Injecting new blood into Webster’s revenge tragedy
Royal Lyceum, Edinburgh The Duchess [of Malfi]
Zinnie Harris, author of This Restless House (an electrifying adaptation of Aeschylus’s
Oresteia), has established herself as one of Scotland’s finest tragedians. It is a reputation that can only be enhanced by this excoriating adaptation of John Webster’s gory revenge tragedy, The
Duchess of Malfi, of which she is both writer and director.
Harris transposes Webster’s five-act play, first staged in the early 17th century, into a modern-dress drama.

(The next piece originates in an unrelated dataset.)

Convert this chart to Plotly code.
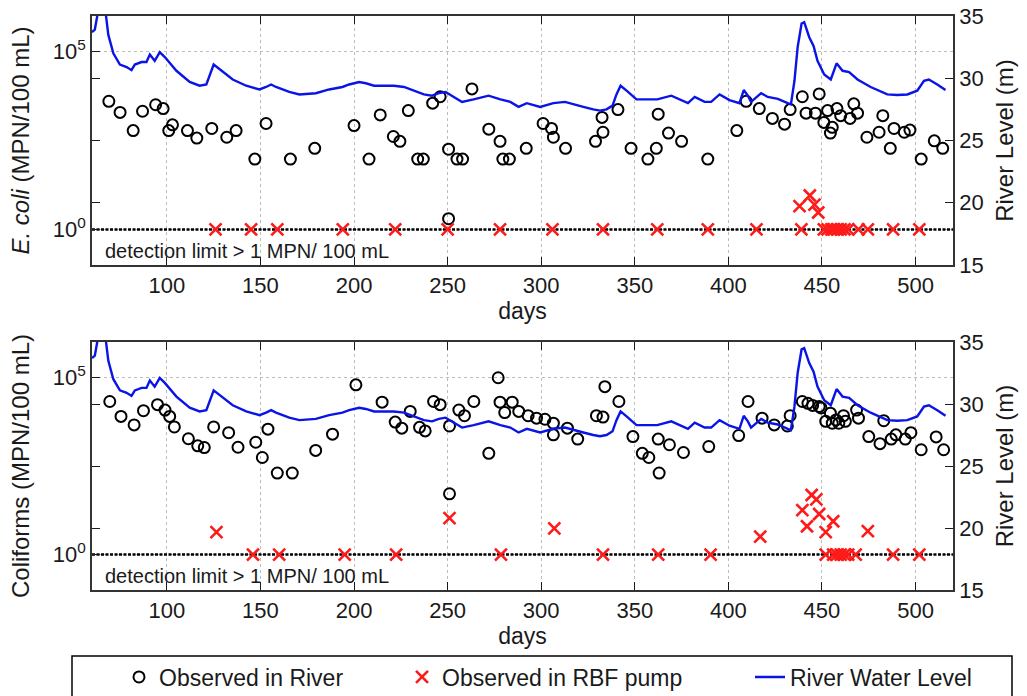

From the outset, when Kirsty Stuart’s widowed Duchess (pictured below, with Adam Best) dismisses the outrageous demands of her two avaricious brothers (who, mindful of their inheritance, insist on their sister’s chastity), the production brings the misogyny in the play to the fore.
Stuart’s tremendously 21st-century Duchess is deliciously relieved at the death of her “boring” husband and grasps her newfound freedom with both hands. With the assistance of her loyal lady-in-waiting Cariola (the excellent Fletcher Mathers), she is determined to seize her chance of happiness with her beloved steward Antonio (the appropriately uncertain and besotted Graham Mackay-bruce).

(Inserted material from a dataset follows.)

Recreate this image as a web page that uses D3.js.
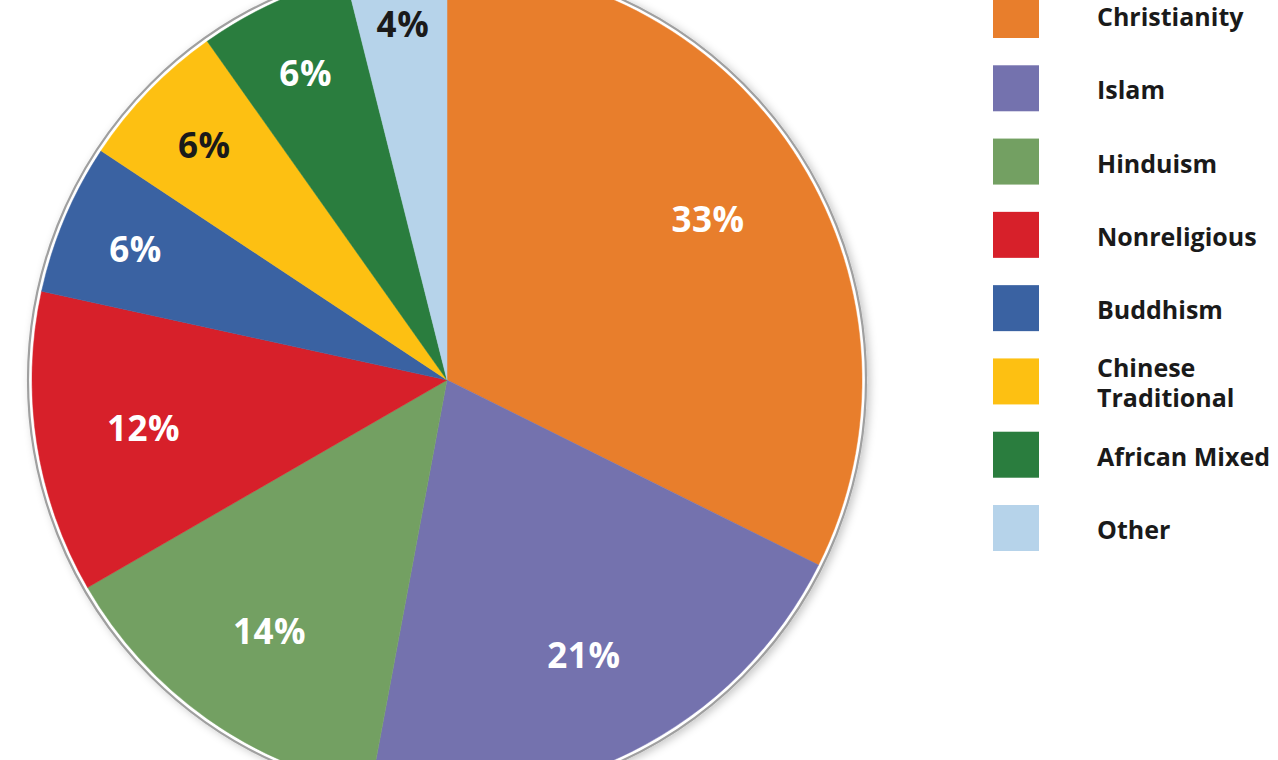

Her leap into modern womanhood is in direct conflict with a brutal male chauvinism. Her siblings, the hypercynical Cardinal (George Costigan on chillingly nonchalant form) and madman Ferdinand (Angus Miller with terrifying shades of Dennis Hopper), open the gates of Hell, accompanied by their hired killer Bosola (a callous, yet conflicted Best).
There is a crystalline brilliance in Harris’s combination of Renaissance and the modern, enhanced by Tom Piper’s stark set (slabs of concrete supporting a metal gantry). In the savage final act, with the help of Jamie Macdonald’s remarkable and horrifying video projections, it becomes an appallingly topical torture chamber.
Harris’s text is impressive in its poetry and rhythm, even if the latter is occasionally and needlessly interrupted. The cinematic flashing of characters’ names on the wall is egregious, as is the projection of the play’s final two words. Oğuz Kaplangi’s score is atmospheric and intelligently diverse, although some of the set piece songs are more effective than others. Ultimately, however, the production’s few shortcomings are dwarfed by its many achievements. Harris has another superb tragedy on her hands.